You know how I described some features as compelling as watching a high-speed car crash? Well 'Beyond the Mat' is the embodiment of that ethos. First time director Barry W. Blaustein wants to continue a childhood dream - to document the lives of wrestlers outside of the ring. Blaustein is no tyro - he is a 'Saturday Night Live' writer and is responsible for the screenplay behind many of Eddie Murphy's recent comedies. This is a 100 minute ride into the personal lives of wannabee wrestlers, the superstars and the biggest show on Earth (WWF) and the violent and bloody leagues that have to be 'extreme' to compete.
I admit that I'm a wrestling fan. I watch it on TV and Pay TV every so often. I borrow tapes from friends. I know my WWF's from my WCW's and my ECW's. I would not pay single dollar for a wrestling tape or DVD because this is just not my 'passion' just like I would not buy any pornographic DVD's.
I would expect only truly dedicated wrestling fans would spend $30 or whatever it is on this DVD. There's not a great deal of wrestling action. There is a lot of personal family detail that is just too hard to watch. Let me give a few examples. Mick Foley (or 'Mankind') is an extreme wrestler currently with the WWF syndicate. His specialty is just surviving what other wrestlers won't do. That is fine however watching his wife and his two small children as he is beaten with a chair is not something that I wish to see more than once.
It is clear that he is a reasonably intelligent person like many wrestlers I wonder what draws them to wrestling.
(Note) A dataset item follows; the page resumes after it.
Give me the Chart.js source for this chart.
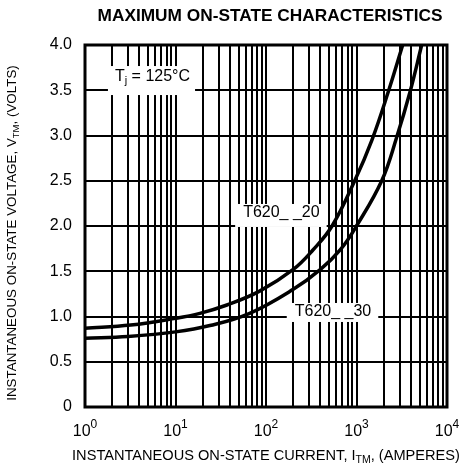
<!DOCTYPE html>
<html>
<head>
<meta charset="utf-8">
<script src="https://cdn.jsdelivr.net/npm/chart.js@4.4.0/dist/chart.umd.min.js"></script>
<style>
  html, body { margin: 0; padding: 0; background: #fff; }
  #wrap { width: 465px; height: 469px; position: relative; }
</style>
</head>
<body>
<div id="wrap"><canvas id="myChart"></canvas></div>
<script>
// Maximum on-state characteristics

// T620__20 curve
const current20 = [1, 3.2, 10, 18.6, 37, 85, 200, 330, 537, 955, 1480, 2240, 3240];
const voltage20 = [0.87, 0.905, 0.98, 1.035, 1.127, 1.28, 1.52, 1.735, 2.0, 2.5, 2.95, 3.48, 4.0];

// T620__30 curve
const current30 = [1, 3, 10, 24, 66, 200, 400, 660, 1000, 1900, 2780, 3900, 5250];
const voltage30 = [0.76, 0.78, 0.83, 0.90, 1.035, 1.30, 1.52, 1.735, 2.0, 2.5, 2.98, 3.48, 4.0];

// Axis ticks
const xDecades = [1, 10, 100, 1000, 10000];
const xExponents = ['0', '1', '2', '3', '4'];
const yTicks = [0, 0.5, 1.0, 1.5, 2.0, 2.5, 3.0, 3.5, 4.0];
const yTickLabels = ['0', '0.5', '1.0', '1.5', '2.0', '2.5', '3.0', '3.5', '4.0'];

const FONT = "'Liberation Sans', Arial, sans-serif";

// draw a run of text pieces [text, size, dy, bold] centred on x
function drawRich(ctx, parts, x, y) {
    let total = 0;
    parts.forEach(p => {
        ctx.font = (p[3] ? 'bold ' : '') + p[1] + 'px ' + FONT;
        total += ctx.measureText(p[0]).width;
    });
    let cx = x - total / 2;
    ctx.textAlign = 'left';
    ctx.textBaseline = 'middle';
    parts.forEach(p => {
        ctx.font = (p[3] ? 'bold ' : '') + p[1] + 'px ' + FONT;
        ctx.fillText(p[0], cx, y + p[2]);
        cx += ctx.measureText(p[0]).width;
    });
    return total;
}

// labels sitting on the grid, each with a white box behind it
const curveLabels = [
    { parts: [['T', 16, 0], ['j', 11, 4], [' = 125°C', 16, 0]], x: 5.57, y: 3.646, box: [7, 5, 11, 18] },
    { parts: [['T620_ _20', 16, 0]], x: 148, y: 2.144, box: [8, 7, 9, 14] },
    { parts: [['T620_ _30', 16, 0]], x: 550, y: 1.05, box: [8, 7, 9, 10] }
];

const labelPlugin = {
    id: 'labels',
    beforeDatasetsDraw(chart) {
        const ctx = chart.ctx;
        const xs = chart.scales.x, ys = chart.scales.y;
        ctx.save();
        curveLabels.forEach(l => {
            const px = xs.getPixelForValue(l.x);
            const py = ys.getPixelForValue(l.y);
            let w = 0;
            l.parts.forEach(p => {
                ctx.font = p[1] + 'px ' + FONT;
                w += ctx.measureText(p[0]).width;
            });
            ctx.fillStyle = '#fff';
            ctx.fillRect(px - w / 2 - l.box[0], py - l.box[2], w + l.box[0] + l.box[1], l.box[2] + l.box[3]);
            ctx.fillStyle = '#000';
            drawRich(ctx, l.parts, px, py);
        });
        ctx.restore();
    },
    afterDraw(chart) {
        const ctx = chart.ctx;
        const area = chart.chartArea;
        const xs = chart.scales.x;
        ctx.save();
        // frame
        ctx.strokeStyle = '#000';
        ctx.lineWidth = 3;
        ctx.strokeRect(area.left, area.top, area.right - area.left, area.bottom - area.top);

        ctx.fillStyle = '#000';
        // x tick labels 10^n
        xDecades.forEach((v, i) => {
            const px = xs.getPixelForValue(v);
            drawRich(ctx, [['10', 16, 0], [xExponents[i], 12, -7]], px, area.bottom + 25);
        });

        // title
        drawRich(ctx, [['MAXIMUM ON-STATE CHARACTERISTICS', 17.3, 0, true]], 270, 16);

        // x axis title
        drawRich(ctx, [['INSTANTANEOUS ON-STATE CURRENT, I', 14.6, 0], ['TM', 10.5, 4], [', (AMPERES)', 14.6, 0]],
            (area.left + area.right) / 2, area.bottom + 49);

        // y axis title
        ctx.translate(12, 233);
        ctx.rotate(-Math.PI / 2);
        drawRich(ctx, [['INSTANTANEOUS ON-STATE VOLTAGE, V', 13.4, 0], ['TM', 9.5, 4], [', (VOLTS)', 13.4, 0]], 0, 0);
        ctx.restore();
    }
};

const curveStyle = {
    borderColor: '#000',
    borderWidth: 3.5,
    pointRadius: 0,
    fill: false,
    tension: 0.4
};

const data = {
    datasets: [
        Object.assign({ label: 'T620__20', data: current20.map((c, i) => ({ x: c, y: voltage20[i] })) }, curveStyle),
        Object.assign({ label: 'T620__30', data: current30.map((c, i) => ({ x: c, y: voltage30[i] })) }, curveStyle)
    ]
};

const config = {
    type: 'line',
    data: data,
    options: {
        responsive: true,
        maintainAspectRatio: false,
        animation: false,
        events: [],
        layout: { padding: { top: 45, right: 18, bottom: 0, left: 0 } },
        plugins: {
            legend: { display: false },
            tooltip: { enabled: false }
        },
        scales: {
            x: {
                type: 'logarithmic',
                min: xDecades[0],
                max: xDecades[xDecades.length - 1],
                afterFit: (scale) => { scale.height = 62; },
                afterBuildTicks: (scale) => {
                    const ticks = [];
                    for (let d = 0; d < xDecades.length - 1; d++) {
                        for (let m = 1; m < 10; m++) ticks.push({ value: xDecades[d] * m });
                    }
                    ticks.push({ value: xDecades[xDecades.length - 1] });
                    scale.ticks = ticks;
                },
                ticks: { display: false, autoSkip: false },
                grid: { color: '#000', lineWidth: 2, drawTicks: false },
                border: { display: false }
            },
            y: {
                type: 'linear',
                min: yTicks[0],
                max: yTicks[yTicks.length - 1],
                afterFit: (scale) => { scale.width = 85; },
                afterBuildTicks: (scale) => {
                    scale.ticks = yTicks.map(v => ({ value: v }));
                },
                ticks: {
                    color: '#000',
                    padding: 13,
                    font: { family: FONT, size: 16 },
                    callback: (v) => yTickLabels[yTicks.indexOf(v)]
                },
                grid: { color: '#000', lineWidth: 2, drawTicks: false },
                border: { display: false }
            }
        }
    },
    plugins: [labelPlugin]
};

const ctx = document.getElementById('myChart').getContext('2d');
const myChart = new Chart(ctx, config);
</script>
</body>
</html>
Is it money or a slight sadistic bent? 'The Rock' has a degree in criminology yet is the 'most electrifying man in sports entertainment today'. George 'The Animal' Steele is a university maths professor yet likes to munch turnbuckles.
And then there are the wrestlers after they retire and that includes the shocking injuries and the downward slide into obscurity.
This is very unbiased documentary yet paints things as the viewer would expect. The WWF is a big soap opera for guys orchestrated by a oily Machiavelli in the form of Vince McMahon who oversees a billion dollar company that markets a product just like other companies. And it is a pyramid with the dupes at the bottom risking life for a few dollars. Perhaps the viewer is at the bottom with them?
Menus are static shots. This is the first time I've seen the Universal trailer on a non-r1 disc. It is dualcoded r2 and r4 and seems to be a UK release production.
The video is 4:3 and of reasonably good to poor quality. Some of it is shot on consumer grade camcorders and there you get sub-VHS quality, ie. grain, colour shifts, ringing, the lot. Mostly it looks like it was shot with prosumer grade cameras and the result is surprisingly good looking. Thankfully the majority of the feature is well shot with good lighting, colour, contrast and a excellent 'docu-drama' shooting style. If you're used to wrestling on FTA or Pay TV, you know what to expect.
The audio is Dolby Stereo at 192k/s. The track is almost 99% dialogue so it's entirely adequate. Vocal quality is very good however and you're never wanting to turn on the subtitles which is good because there are none.
Extras are limited to a poor quality trailer and a set of biographies for various wrestlers shown in the main feature.
Rent it. Because it's unwatcheable more than once. There's just some stuff here that is too strange and too hard to watch emotionally.